Exercise
In the material below, please retype the lines from the very first through the one with "text=TitleInk, anchor=base, inner", exactly and without pictures.

━━━━━ Data lines ━━━━━

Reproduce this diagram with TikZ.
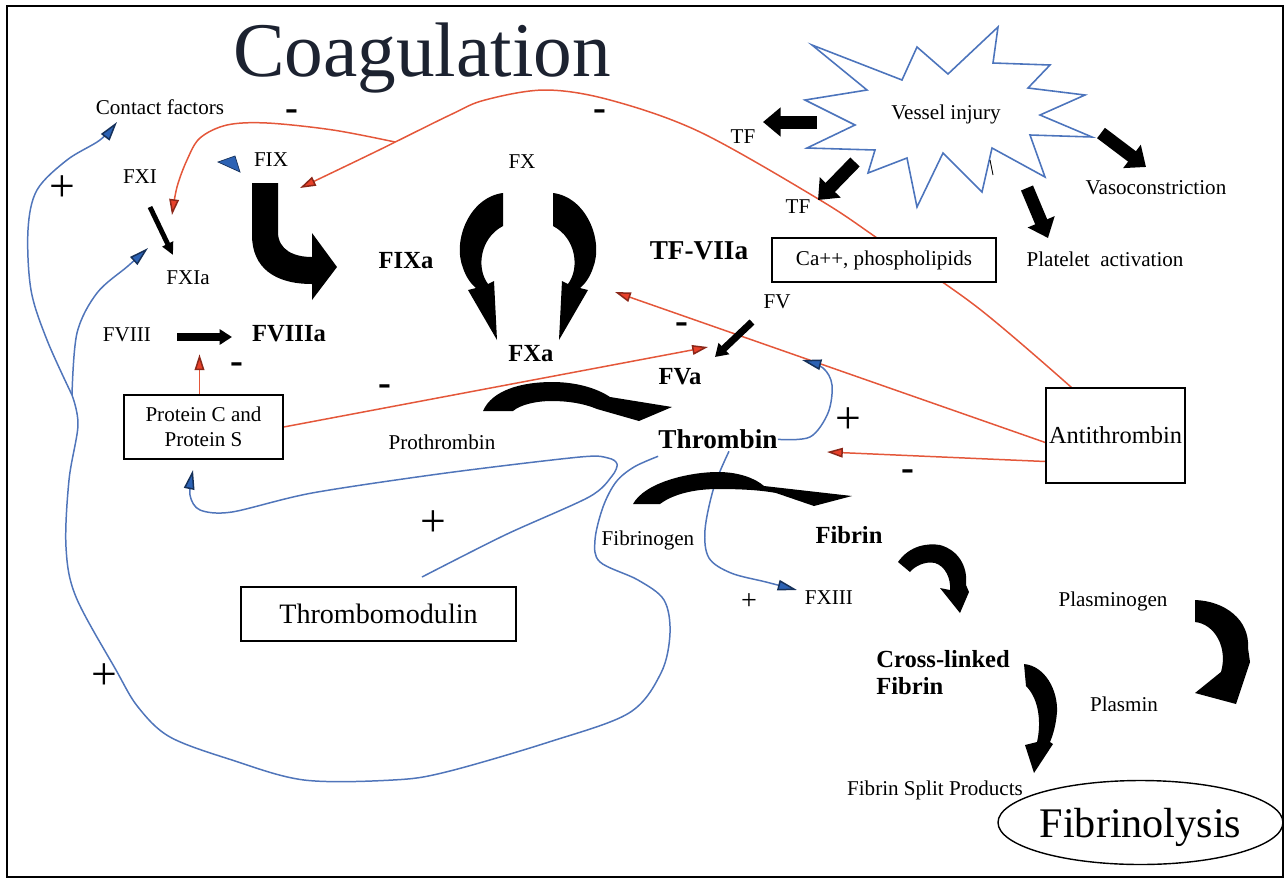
\documentclass[tikz,border=0pt]{standalone}
\usepackage{fontspec}
\setmainfont{Liberation Serif}
\usepackage{tikz}
\usetikzlibrary{arrows.meta, shapes.geometric, calc, backgrounds}
\definecolor{TitleInk}{HTML}{1C2230}
\definecolor{LineBlue}{HTML}{5075BA}
\definecolor{HeadBlue}{HTML}{2C62B4}
\definecolor{StarBlue}{HTML}{4C74BC}
\definecolor{LineRed}{HTML}{E4573A}
\definecolor{HeadRed}{HTML}{E8412A}
\tikzset{
  lbl/.style={font=\fontsize{12}{14}\selectfont, anchor=mid, inner sep=0pt, yshift=-1.5pt},
  boldlbl/.style={font=\fontsize{14}{16}\selectfont\bfseries, anchor=mid, inner sep=0pt, yshift=-1.5pt},
  keylbl/.style={font=\fontsize{15.5}{18}\selectfont\bfseries, anchor=mid, inner sep=0pt, yshift=-1.5pt},
  minuslbl/.style={font=\fontsize{22}{22}\selectfont\bfseries, anchor=mid, inner sep=0pt, yshift=-3.5pt},
  pluslbl/.style={font=\fontsize{26}{26}\selectfont, anchor=mid, inner sep=0pt, yshift=-4.3pt},
  plainbox/.style={rectangle, draw=black, line width=0.8pt, fill=white, inner sep=0pt, align=center, font=\fontsize{12}{14.2}\selectfont},
  fatshape/.style={fill=black},
  fatarrow/.style={line width=7.4pt, -{Triangle[length=10pt, width=16pt]}},
  midarrow/.style={line width=4pt, -{Triangle[length=7pt, width=8.5pt]}},
  slimarrow/.style={line width=2.8pt, -{Triangle[length=7pt, width=6.5pt]}},
  redline/.style={draw=LineRed, line width=0.85pt, -{Triangle[length=9pt, width=5.5pt, fill=HeadRed, color=HeadRed!60!black]}},
  blueline/.style={draw=LineBlue, line width=0.85pt},
  bluearrow/.style={blueline, -{Triangle[length=11pt, width=6pt, fill=HeadBlue, color=HeadBlue!50!black]}}
}
\begin{document}
\begin{tikzpicture}[x=0.02cm, y=-0.02cm]
  \useasboundingbox (0,0) rectangle (1286,880);
  \draw[line width=1pt] (7,6) rectangle (1283,877);

  % Title
  \node[font=\fontsize{44}{48}\selectfont, text=TitleInk, anchor=base, inner sep=0pt] (title) at (422,76) {Coagulation};

  % Factors
  \node[lbl] (contact) at (160,108) {Contact factors};
  \node[lbl] (fxi) at (140,177) {FXI};
  \node[lbl] (fix) at (271,160) {FIX};
  \node[lbl] (fxia) at (188,278) {FXIa};
  \node[boldlbl] (fixa) at (406,262) {FIXa};
  \node[lbl] (fx) at (522,162) {FX};
  \node[boldlbl] (fxa) at (531,355) {FXa};
  \node[keylbl] (tfviia) at (699,253) {TF-VIIa};
  \node[lbl] (fviii) at (127,335) {FVIII};
  \node[boldlbl] (fviiia) at (289,335) {FVIIIa};
  \node[lbl] (fv) at (777,302) {FV};
  \node[boldlbl] (fva) at (680,378) {FVa};
  \node[lbl] (prothrombin) at (442,443) {Prothrombin};
  \node[keylbl] (thrombin) at (718,442) {Thrombin};
  \node[lbl] (fibrinogen) at (648,539) {Fibrinogen};
  \node[boldlbl] (fibrin) at (849,537) {Fibrin};
  \node[lbl] (fxiii) at (829,598) {FXIII};
  \node[boldlbl, align=left, anchor=north west, yshift=0pt, font=\fontsize{14}{15.4}\selectfont\bfseries] (crosslinked) at (876,647) {Cross-linked\\Fibrin};
  \node[lbl] (plasminogen) at (1113,600) {Plasminogen};
  \node[lbl] (plasmin) at (1124,705) {Plasmin};
  \node[lbl] (fsp) at (935,789) {Fibrin Split Products};
  \node[ellipse, draw, line width=0.8pt, minimum width=5.08cm, minimum height=1.68cm, inner sep=0pt, text depth=0pt, font=\fontsize{24}{26}\selectfont] (fibrinolysis) at (1140.5,822.5) {Fibrinolysis};

  % Vessel injury
  \draw[StarBlue, line width=0.9pt, line join=miter] (812,45) -- (902,80) -- (917,47) -- (948,74) -- (998,27) -- (993,63) -- (1050,65) -- (1028,88) -- (1085,95) -- (1040,115) -- (1092,137) -- (1030,135) -- (1045,177) -- (992,148) -- (982,192) -- (943,153) -- (917,207) -- (907,158) -- (868,173) -- (875,150) -- (807,148) -- (855,125) -- (805,100) -- (867,90) -- cycle;
  \draw[line width=0.5pt] (990,160) -- (993,175);
  \node[lbl] (vessel) at (946,113) {Vessel injury};
  \node[lbl] (tfleft) at (743,137) {TF};
  \node[lbl] (tflow) at (798,207) {TF};
  \node[lbl] (vaso) at (1156,188) {Vasoconstriction};
  \node[lbl] (platelet) at (1105,260) {Platelet\ \ activation};

  % Boxes
  \node[plainbox, minimum width=3.18cm, minimum height=1.28cm] (proteinc) at (203.5,427) {Protein C and\\Protein S};
  \node[plainbox, minimum width=4.48cm, minimum height=0.88cm] (capl) at (884,260) {Ca++, phospholipids};
  \node[plainbox, minimum width=5.5cm, minimum height=1.08cm, font=\fontsize{16}{18}\selectfont] (thrombomodulin) at (378.5,614) {Thrombomodulin};
  \node[plainbox, minimum width=2.78cm, minimum height=1.9cm, font=\fontsize{13.9}{16}\selectfont] (antithrombin) at (1115.5,435.5) {Antithrombin};

  % Signs
  \node[minuslbl] at (292,110) {-};
  \node[minuslbl] at (600,110) {-};
  \node[minuslbl] at (237,363) {-};
  \node[minuslbl] at (385,385) {-};
  \node[minuslbl] at (682,323) {-};
  \node[minuslbl] at (908,470) {-};
  \node[pluslbl] at (62,190) {+};
  \node[pluslbl] at (104,678) {+};
  \node[pluslbl] at (433,525) {+};
  \node[pluslbl] at (848,422) {+};
  \node[lbl, font=\fontsize{16}{16}\selectfont, yshift=-1.5pt] at (749,600) {+};

  % Hit points
  \coordinate (split) at (72,395);
  \coordinate (contacthit) at (117,122);
  \coordinate (fxiahit) at (148,248);
  \coordinate (fvahit) at (802,360);
  \coordinate (fxiiihit) at (797,590);
  \coordinate (pchit) at (193,470);
  \coordinate (tmout) at (422,577);
  \coordinate (fixhit) at (300,188);
  \coordinate (fork) at (395,142);
  \coordinate (fxihit) at (172,215);
  \coordinate (fxahit) at (615,292);
  \coordinate (thrombinhit) at (827,452);
  \coordinate (fvhit) at (708,347);

  % Big arrows
  \fill[fatshape] (252,183) -- (252,235) .. controls (252,268) and (275,284) .. (312,284) -- (312,300) -- (337,267) -- (312,233) -- (312,257) .. controls (294,257) and (278,250) .. (278,232) -- (278,183) -- cycle;
  \fill[fatshape] (503,193) .. controls (470,197) and (452,240) .. (463,268) .. controls (466,277) and (471,284) .. (476,288) -- (468,290) -- (497,340) -- (494,281) -- (488,284) .. controls (476,268) and (480,238) .. (503,226) -- cycle;
  \fill[fatshape] (553,193) .. controls (586,197) and (604,240) .. (593,268) .. controls (590,277) and (585,284) .. (580,288) -- (588,290) -- (559,340) -- (562,281) -- (568,284) .. controls (580,268) and (576,238) .. (553,226) -- cycle;
  \fill[fatshape] (483,411) .. controls (492,390) and (522,382) .. (552,382) .. controls (578,382) and (598,389) .. (610,397) -- (672,407) -- (639,421) -- (597,409) .. controls (583,403) and (566,401) .. (552,401) .. controls (535,401) and (520,405) .. (513,411) -- cycle;
  \fill[fatshape] (633,504) .. controls (645,482) and (690,472) .. (718,472) .. controls (740,472) and (756,479) .. (764,486) -- (852,496) -- (814,506) -- (776,493) .. controls (760,490) and (740,489) .. (718,489) .. controls (692,489) and (672,495) .. (660,504) -- cycle;
  \fill[fatshape] (898,562) .. controls (910,545) and (928,543) .. (940,545) .. controls (958,550) and (968,566) .. (966,585) -- (969,592) -- (960,613) -- (940,588) -- (950,590) .. controls (951,578) and (945,566) .. (935,563) .. controls (925,561) and (915,566) .. (910,572) -- cycle;
  \fill[fatshape] (1024,664) .. controls (1045,666) and (1058,690) .. (1057,712) .. controls (1056,725) and (1053,735) .. (1050,742) -- (1053,744) -- (1034,773) -- (1025,745) -- (1037,742) .. controls (1041,725) and (1040,700) .. (1026,686) -- cycle;
  \fill[fatshape] (1195,600) .. controls (1225,601) and (1250,620) .. (1248,648) -- (1250,662) -- (1236,704) -- (1195,693) -- (1221,672) .. controls (1228,648) and (1215,624) .. (1195,622) -- cycle;

  % Small black arrows
  \coordinate (fxiout) at (150,207);
  \coordinate (fxiain) at (173,255);
  \coordinate (fviiiout) at (177,337);
  \coordinate (fviiiain) at (232,337);
  \coordinate (fvout) at (752,322);
  \coordinate (fvain) at (715,357);
  \draw[slimarrow] (fxiout) -- (fxiain);
  \draw[midarrow] (fviiiout) -- (fviiiain);
  \draw[midarrow] (fvout) -- (fvain);
  \draw[fatarrow] (817,122) coordinate (vtf1) -- (763,122) coordinate (tf1in);
  \draw[fatarrow] (855,162) coordinate (vtf2) -- (818,200) coordinate (tf2in);
  \draw[fatarrow] (1101,133) coordinate (vvaso) -- (1146,167) coordinate (vasoin);
  \draw[fatarrow] (1027,188) coordinate (vplat) -- (1048,238) coordinate (platin);

  \begin{scope}[on background layer]
    % Inhibition (red)
    \draw[redline] plot[smooth, tension=0.55] coordinates {($(antithrombin.north west)+(26,0)$) (977,307) (880,240) (820,200) (700,132) (610,100) (545,90) (485,100) (450,115) (375,152) (fixhit)};
    \draw[redline] plot[smooth, tension=0.55] coordinates {(fork) (333,130) (267,123) (227,125) (200,138) (187,160) (177,187) (fxihit)};
    \draw[redline] ($(antithrombin.west)+(0,7)$) -- (fxahit);
    \draw[redline] ($(antithrombin.west)+(0,26)$) -- (thrombinhit);
    \draw[redline] (proteinc.east) -- (fvhit);
    \draw[redline] ($(proteinc.north)+(-4,0)$) -- ++(0,-40);

    % Feedback (blue)
    \draw[blueline] plot[smooth, tension=0.55] coordinates {($(thrombin.south west)+(0,7)$) (634,467) (616,482) (603,507) (595,540) (600,562) (638,580) (664,600) (670,633) (661,673) (629,713) (549,742) (446,772) (393,780) (304,780) (232,760) (170,737) (138,707) (116,670) (76,597) (66,547) (69,480) (78,425) (split)};
    \draw[bluearrow] plot[smooth, tension=0.55] coordinates {(split) (47,340) (31,290) (28,230) (37,190) (67,160) (100,140) (contacthit)};
    \draw[bluearrow] plot[smooth, tension=0.55] coordinates {(split) (77,333) (97,293) (128,266) (fxiahit)};
    \draw[bluearrow] plot[smooth, tension=0.5] coordinates {(tmout) (505,535) (589,497) (612,476) (617,464) (608,458) (580,457) (446,473) (312,493) (232,512) (200,510) (190,495) (pchit)};
    \draw[bluearrow] plot[smooth, tension=0.55] coordinates {(thrombin.east) (810,437) (828,413) (832,385) (823,368) (fvahit)};
    \draw[bluearrow] plot[smooth, tension=0.55] coordinates {($(thrombin.south)+(11,2)$) (714,487) (705,530) (709,558) (731,573) (766,582) (fxiiihit)};
  \end{scope}

  % Lone blue tip at FIX
  \filldraw[fill=HeadBlue, draw=HeadBlue!50!black, line width=0.4pt] (218,162) -- (235,156) -- (240,172) -- cycle;
\end{tikzpicture}
\end{document}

━━━━━

Correct response
Reproduce this diagram with TikZ.
\documentclass[tikz,border=0pt]{standalone}
\usepackage{fontspec}
\setmainfont{Liberation Serif}
\usepackage{tikz}
\usetikzlibrary{arrows.meta, shapes.geometric, calc, backgrounds}
\definecolor{TitleInk}{HTML}{1C2230}
\definecolor{LineBlue}{HTML}{5075BA}
\definecolor{HeadBlue}{HTML}{2C62B4}
\definecolor{StarBlue}{HTML}{4C74BC}
\definecolor{LineRed}{HTML}{E4573A}
\definecolor{HeadRed}{HTML}{E8412A}
\tikzset{
  lbl/.style={font=\fontsize{12}{14}\selectfont, anchor=mid, inner sep=0pt, yshift=-1.5pt},
  boldlbl/.style={font=\fontsize{14}{16}\selectfont\bfseries, anchor=mid, inner sep=0pt, yshift=-1.5pt},
  keylbl/.style={font=\fontsize{15.5}{18}\selectfont\bfseries, anchor=mid, inner sep=0pt, yshift=-1.5pt},
  minuslbl/.style={font=\fontsize{22}{22}\selectfont\bfseries, anchor=mid, inner sep=0pt, yshift=-3.5pt},
  pluslbl/.style={font=\fontsize{26}{26}\selectfont, anchor=mid, inner sep=0pt, yshift=-4.3pt},
  plainbox/.style={rectangle, draw=black, line width=0.8pt, fill=white, inner sep=0pt, align=center, font=\fontsize{12}{14.2}\selectfont},
  fatshape/.style={fill=black},
  fatarrow/.style={line width=7.4pt, -{Triangle[length=10pt, width=16pt]}},
  midarrow/.style={line width=4pt, -{Triangle[length=7pt, width=8.5pt]}},
  slimarrow/.style={line width=2.8pt, -{Triangle[length=7pt, width=6.5pt]}},
  redline/.style={draw=LineRed, line width=0.85pt, -{Triangle[length=9pt, width=5.5pt, fill=HeadRed, color=HeadRed!60!black]}},
  blueline/.style={draw=LineBlue, line width=0.85pt},
  bluearrow/.style={blueline, -{Triangle[length=11pt, width=6pt, fill=HeadBlue, color=HeadBlue!50!black]}}
}
\begin{document}
\begin{tikzpicture}[x=0.02cm, y=-0.02cm]
  \useasboundingbox (0,0) rectangle (1286,880);
  \draw[line width=1pt] (7,6) rectangle (1283,877);

  % Title
  \node[font=\fontsize{44}{48}\selectfont, text=TitleInk, anchor=base, inner sep=0pt] (title) at (422,76) {Coagulation};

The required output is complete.